The government has “achieved very little” in reforms to Great Britain’s railways six years after identifying the need for big changes to improve the situation for passengers and taxpayers, according to an influential parliamentary committee.
MPs on the cross-party public accounts committee said the Department for Transport has not paid enough attention to the needs of passengers or taxpayers, six years after a botched introduction of new timetables led to chaos on the rail network and a widespread consensus that deep changes were needed.
The government has identified some changes to make to the governance of Britain’s railways, but “many of the proposed reforms and associated benefits are largely on hold until the next parliament when legislation can be passed”, the MPs wrote in a report published on Monday.
“While the department is fully aware of what is important to passengers, it has not delivered on the basic things that matter most,” the report said. It added that “poor performance persists across the rail network”, highlighting that 13.7% of trains were delayed and 3.8% were cancelled in the 2022-23 operating year.
Parliament will be dissolved on Thursday, after Rishi Sunak called a general election for 4 July. The government is scrambling to get through final pieces of legislation before MPs lose their seats, and parliamentary committees are also racing to finish work before they are disbanded.
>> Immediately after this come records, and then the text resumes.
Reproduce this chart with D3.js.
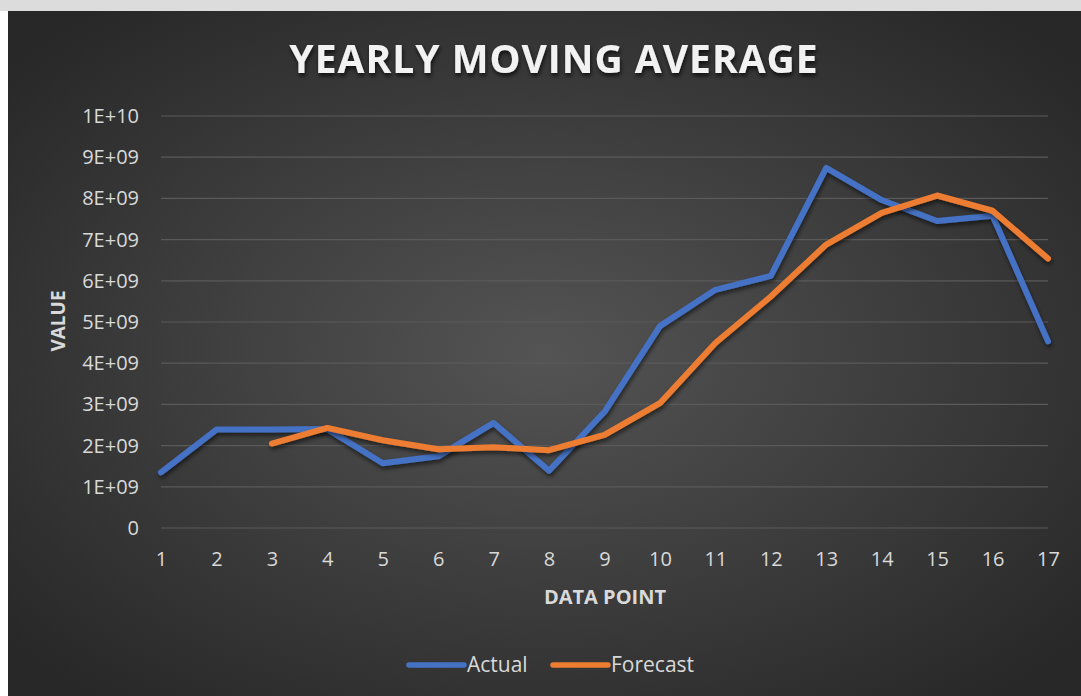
<!DOCTYPE html>
<html>
<head>
<meta charset="utf-8">
<script src="https://cdn.jsdelivr.net/npm/d3@7"></script>
<style>
    body { margin: 0; background: #ffffff; overflow: hidden; }
    svg { display: block; }
    .tick text { font-family: "Open Sans", "Noto Sans", sans-serif; fill: #d9d9d9; }
</style>
</head>
<body>
<div id="chart"></div>
<script>
// data
const dataPoints = [1, 2, 3, 4, 5, 6, 7, 8, 9, 10, 11, 12, 13, 14, 15, 16, 17];
const actual = [1.35e9, 2.39e9, 2.39e9, 2.4e9, 1.57e9, 1.74e9, 2.55e9, 1.39e9, 2.82e9,
    4.9e9, 5.78e9, 6.12e9, 8.74e9, 7.96e9, 7.45e9, 7.58e9, 4.53e9];
const forecast = [null, null, 2.05e9, 2.43e9, 2.13e9, 1.91e9, 1.96e9, 1.89e9, 2.26e9,
    3.03e9, 4.49e9, 5.62e9, 6.88e9, 7.65e9, 8.07e9, 7.7e9, 6.54e9];
const yTicks = [0, 1e9, 2e9, 3e9, 4e9, 5e9, 6e9, 7e9, 8e9, 9e9, 1e10];
const yTickLabels = ["0", "1E+09", "2E+09", "3E+09", "4E+09", "5E+09", "6E+09", "7E+09", "8E+09", "9E+09", "1E+10"];
const seriesNames = ["Actual", "Forecast"];
const seriesColors = ["#4472c4", "#ed7d31"];

const W = 1081, H = 696;
const margin = {top: 116, right: 33, bottom: 168, left: 161};
const width = W - margin.left - margin.right;
const height = H - margin.top - margin.bottom;

const svg = d3.select("#chart").append("svg")
    .attr("width", W)
    .attr("height", H);

const defs = svg.append("defs");

// background glow like the office theme
const grad = defs.append("radialGradient")
    .attr("id", "bg")
    .attr("cx", "50%").attr("cy", "50%").attr("r", "65%");
grad.append("stop").attr("offset", "0%").attr("stop-color", "#545454");
grad.append("stop").attr("offset", "100%").attr("stop-color", "#282828");

const shadow = defs.append("filter")
    .attr("id", "shadow")
    .attr("x", "-10%").attr("y", "-10%").attr("width", "120%").attr("height", "130%");
shadow.append("feDropShadow")
    .attr("dx", 1).attr("dy", 3).attr("stdDeviation", 2)
    .attr("flood-color", "#000").attr("flood-opacity", 0.55);

const titleShadow = defs.append("filter").attr("id", "tshadow");
titleShadow.append("feDropShadow")
    .attr("dx", 1).attr("dy", 3).attr("stdDeviation", 2)
    .attr("flood-color", "#000").attr("flood-opacity", 0.7);

// slide remains at top, then the chart area
svg.append("rect").attr("x", 0).attr("y", 0).attr("width", W).attr("height", 11).attr("fill", "#dcdcdc");
svg.append("rect").attr("x", 8).attr("y", 11).attr("width", W - 8).attr("height", H - 11).attr("fill", "url(#bg)");

const g = svg.append("g")
    .attr("transform", `translate(${margin.left},${margin.top})`);

const x = d3.scaleLinear()
    .domain([1, 17])
    .range([0, width]);

const y = d3.scaleLinear()
    .domain([0, 1e10])
    .range([height, 0]);

// gridlines
g.append("g")
    .selectAll("line")
    .data(yTicks)
    .join("line")
    .attr("x1", 0)
    .attr("x2", width)
    .attr("y1", d => y(d))
    .attr("y2", d => y(d))
    .attr("stroke", "#5a5a5a")
    .attr("stroke-width", 1.2);

// y axis labels
const yAxis = g.append("g")
    .call(d3.axisLeft(y).tickValues(yTicks).tickFormat((d, i) => yTickLabels[i]).tickSize(0).tickPadding(22));
yAxis.select(".domain").remove();
yAxis.selectAll("text").style("font-size", "20px");

// x axis labels
const xAxis = g.append("g")
    .attr("transform", `translate(0,${height})`)
    .call(d3.axisBottom(x).tickValues(dataPoints).tickFormat(d3.format("d")).tickSize(0).tickPadding(24));
xAxis.select(".domain").remove();
xAxis.selectAll("text").style("font-size", "20px");

// lines
const line = d3.line()
    .defined(d => d[1] !== null)
    .x(d => x(d[0]))
    .y(d => y(d[1]));

[actual, forecast].forEach((vals, i) => {
    g.append("path")
        .datum(dataPoints.map((p, j) => [p, vals[j]]))
        .attr("fill", "none")
        .attr("stroke", seriesColors[i])
        .attr("stroke-width", 6)
        .attr("stroke-linejoin", "round")
        .attr("stroke-linecap", "round")
        .attr("filter", "url(#shadow)")
        .attr("d", line);
});

// title
svg.append("text")
    .attr("x", 554)
    .attr("y", 73)
    .attr("text-anchor", "middle")
    .attr("filter", "url(#tshadow)")
    .style("font-family", "'Open Sans', sans-serif")
    .style("font-size", "39px")
    .style("font-weight", "bold")
    .style("letter-spacing", "1px")
    .style("fill", "#f2f2f2")
    .text("YEARLY MOVING AVERAGE");

// axis titles
svg.append("text")
    .attr("transform", "translate(65,321) rotate(-90)")
    .attr("text-anchor", "middle")
    .style("font-family", "'Open Sans', sans-serif")
    .style("font-size", "19px")
    .style("font-weight", "bold")
    .style("fill", "#d9d9d9")
    .text("VALUE");

svg.append("text")
    .attr("x", 605)
    .attr("y", 604)
    .attr("text-anchor", "middle")
    .style("font-family", "'Open Sans', sans-serif")
    .style("font-size", "20px")
    .style("font-weight", "bold")
    .style("fill", "#d9d9d9")
    .text("DATA POINT");

// legend
const legendX = [409, 553];
const legend = svg.append("g");
seriesNames.forEach((name, i) => {
    legend.append("line")
        .attr("x1", legendX[i])
        .attr("x2", legendX[i] + 55)
        .attr("y1", 665)
        .attr("y2", 665)
        .attr("stroke", seriesColors[i])
        .attr("stroke-width", 5.5)
        .attr("stroke-linecap", "round");
    legend.append("text")
        .attr("x", legendX[i] + 58)
        .attr("y", 672)
        .style("font-family", "'Open Sans', sans-serif")
        .style("font-size", "21px")
        .style("fill", "#d9d9d9")
        .text(name);
});
</script>
</body>
</html>
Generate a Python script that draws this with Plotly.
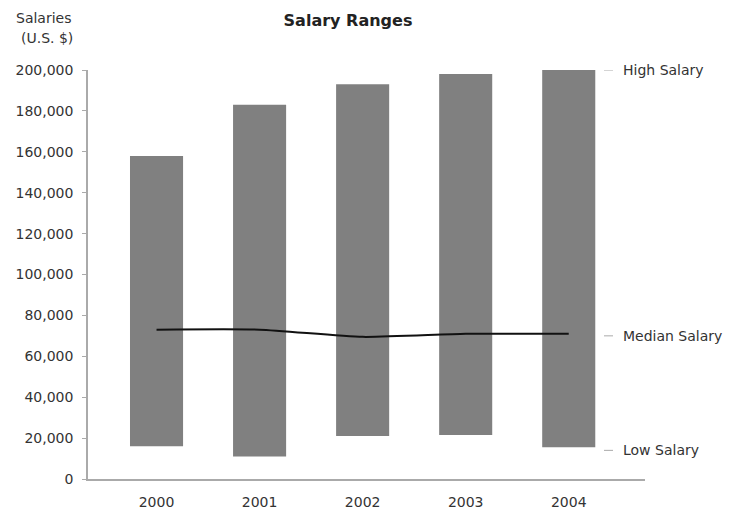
import plotly.graph_objects as go

years = ["2000", "2001", "2002", "2003", "2004"]
high_salary = [158000, 183000, 193000, 198000, 200000]
low_salary = [16000, 11000, 21000, 21500, 15500]
median_salary = [73000, 73000, 69500, 71000, 71000]
y_ticks = [0, 20000, 40000, 60000, 80000, 100000, 120000, 140000, 160000, 180000, 200000]
right_labels = ["High Salary", "Median Salary", "Low Salary"]
right_label_values = [200000, 70000, 14000]

FONT = "DejaVu Sans, Liberation Sans, Arial, sans-serif"
TXT = "#333333"

W, H = 733, 505
L, R, T, B = 80, 96, 62, 34
PW, PH = W - L - R, H - T - B

def px_x(fx):
    return (fx - L) / PW

def px_y(fy):
    return 1 + (T - fy) / PH

fig = go.Figure()
fig.add_trace(go.Bar(
    x=years,
    y=[h - l for h, l in zip(high_salary, low_salary)],
    base=low_salary,
    marker=dict(color="#808080", line=dict(width=0)),
    width=0.515,
    showlegend=False,
    hoverinfo="skip",
))
fig.add_trace(go.Scatter(
    x=years, y=median_salary, mode="lines",
    line=dict(color="#111111", width=2, shape="spline", smoothing=0.6),
    showlegend=False,
))

for lab, val in zip(right_labels, right_label_values):
    fig.add_shape(type="line", xref="paper", yref="y",
                  x0=px_x(596), x1=px_x(605),
                  y0=val, y1=val, line=dict(color="#aaaaaa", width=1))
    fig.add_annotation(text=lab, xref="paper", yref="y",
                       x=px_x(613), y=val, xanchor="left", yanchor="middle",
                       showarrow=False, font=dict(family=FONT, size=14, color=TXT))

fig.add_annotation(text="Salaries", xref="paper", yref="paper",
                   x=px_x(6), y=px_y(10), xanchor="left", yanchor="middle",
                   showarrow=False, font=dict(family=FONT, size=14, color=TXT))
fig.add_annotation(text="(U.S. $)", xref="paper", yref="paper",
                   x=px_x(11), y=px_y(30), xanchor="left", yanchor="middle",
                   showarrow=False, font=dict(family=FONT, size=14, color=TXT))

fig.update_layout(
    width=W, height=H,
    margin=dict(l=L, r=R, t=T, b=B, autoexpand=False),
    paper_bgcolor="white", plot_bgcolor="white",
    title=dict(text="<b>Salary Ranges</b>", x=340 / W, xanchor="center",
               y=1 - 12 / H, yanchor="middle",
               font=dict(family=FONT, size=16, color="#222222")),
    font=dict(family=FONT, size=14, color=TXT),
)
fig.update_xaxes(type="category", range=[-0.665, 4.74], showline=True, linecolor="#aaaaaa",
                 linewidth=1.5, ticks="", showgrid=False, zeroline=False,
                 automargin=False, ticklabelstandoff=9,
                 tickfont=dict(family=FONT, size=14, color=TXT))
fig.update_yaxes(range=[0, 200000], tickvals=y_ticks, tickformat=",d", showline=True,
                 linecolor="#aaaaaa", linewidth=1.5, ticks="outside", ticklen=4,
                 tickcolor="#aaaaaa", showgrid=False, zeroline=False,
                 automargin=False, ticklabelstandoff=6,
                 tickfont=dict(family=FONT, size=14, color=TXT))

fig.write_html("out.html")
The public accounts committee said there remains a huge amount of work to be done to realise some of the ambition of reforms to the railways planned by the former prime minister Boris Johnson.
Johnson announced plans in 2021 to bring in changes that would lead to rapid improvements on Britain’s railways, including a central pledge to set up Great British Railways, a “guiding mind” to oversee the network.
Great British Railways (GBR) has still not been set up, despite an original planned launch for March 2024. That has delayed potential savings of up to £1.5bn a year, and the government has still not agreed on fundamental issues such as GBR’s independence, how it would work with commercial operators, and how fares would be set.
The Labour party has also committed to setting up GBR if – as polls indicate – it leads the next government. Yet the MPs on the committee also said that there had not been enough focus on shorter-term improvements that will not require legislation.
“We are not convinced that the department has paid sufficient attention, in advance of the delayed creation of Great British Railways, to the changes it can make now to improve the situation for passengers and taxpayers,” it wrote. There is no “real sense of urgency” in proposed improvements that could go ahead before GBR, the MPs wrote.
Michael Solomon Williams, from the Campaign for Better Transport, said: “Rail reform is taking far too long, leaving passengers to bear the brunt of a system not currently fit for purpose. The government must implement much-needed reforms that prioritise passengers and invest in creating a financially stable railway that benefits the whole economy as a matter of urgency.”
The report also criticised the state of affairs for disabled users or others with special access needs.
The Department for Transport declined to comment before the general election.